Your company is going to purchase new equipment with a price of $500,000, which the manufacturer is willing to finance, and you are trying to work out a payment schedule. Due to cash flow needs elsewhere in your company, your payment budget per month is $12,000. After 36 months, you have the ability to add a balloon payment of up to $50,000; however, the manufacturer will only allow a balloon payment with your last monthly payment. They will allow you to make smaller additional principal payments throughout the life of the loan, but they must be the same amount each month (other than with the last payment, when you can make the large balloon payment). You have the choice to finance for 36, 48, or 60 months, at an annual interest rate of 5%. But you want to pay off the loan as quickly as possible. What length of financing do you choose? What is the normal monthly required payment? Do you pay any extra per month, and if so, how much? What is the earliest month in which you can pay off the loan (meaning, in which month does the final payment occur)? What is the amount of the balloon payment? What is the total interest paid? Create the full amortization schedule (including any additional payment, such as the balloon payment). Stop the schedule with the month that has a beginning balance of zero, and show only the beginning balance for that month on the schedule (meaning, dont show payments for that month).

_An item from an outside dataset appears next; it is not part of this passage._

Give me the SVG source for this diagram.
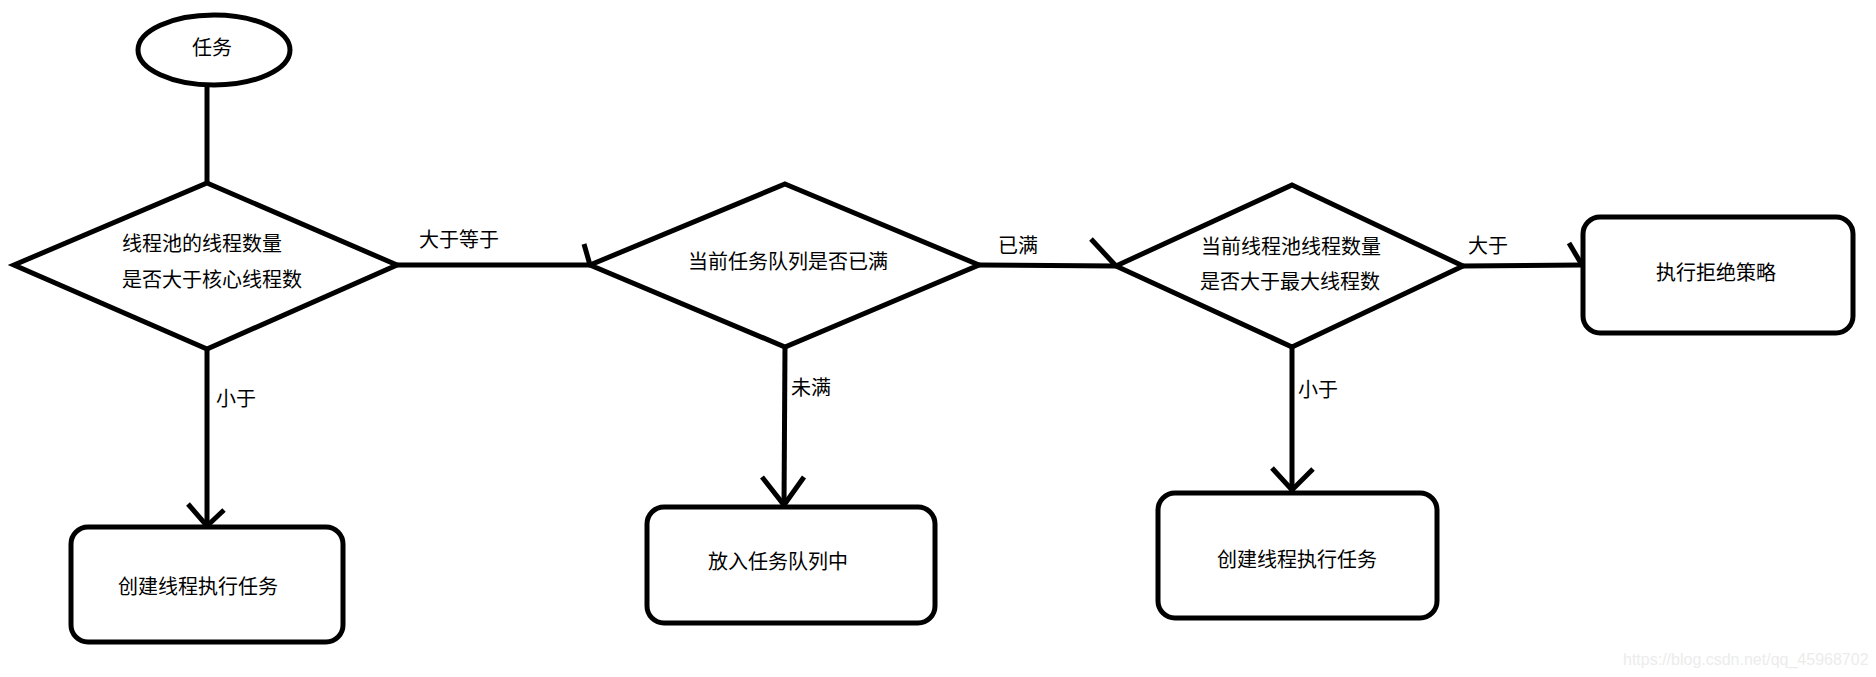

Your company also needs you to analyze the impact of a new project that will cause your cash flows to increase $5,500 over last years, and continue to grow at a constant rate of 10% per year for the foreseeable future. The discount rate is 20%. You need analyze this in three ways. First, calculate the NPV and IRR of this new project based on an initial investment cost of $42,000 and the change in cash flows each year, assuming the growth continues forever. Second, find the NPV of this project if the project only generates cash flows for 20 years. Third, use an embedded function in Excel to calculate the NPV of the project if the cash flows had zero growth, and the project only generates cash flows for 40 years.

Next, your company is considering going public, and wants an idea of what its stock price should be. You need to forecast out the companys financial statements for the next five years. Also create two FCF/DCF analyses, one using the perpetuity method and one using the EMM method, to calculate the stock price for the company (the EMM sheet is started for you, but you must create the perpetuity sheet). Make sure to include option dilution, the implied perpetuity growth rate (for the EMM sheet), and the implied EBITDA Exit Multiple (for the perpetuity sheet). The discount rate is again 20%.

Lastly, create a sensitivity analysis using a one-way data table on both the perpetuity DCF analysis and the EMM DCF analysis sheets. For the perpetuity sheet, create the data table to determine the impact of an 18%, 19%, 20%, 21%, or 22% discount rate on the implied stock price. For the EMM sheet, create a data table to determine the impact of an EBITDA multiple of 7.25, 7.5, 8.0, 8.5, or 8.75 on the implied stock price.

All information not provided here is included in the starting workbook for the project, which you should use to create your entire analysis. Remember, do not copy/paste anything from another workbook. Everything for this project must be done from scratch and on an individual basis (no working in together). You can ask me for clarification if you need it, or if you think I forgot a piece of information.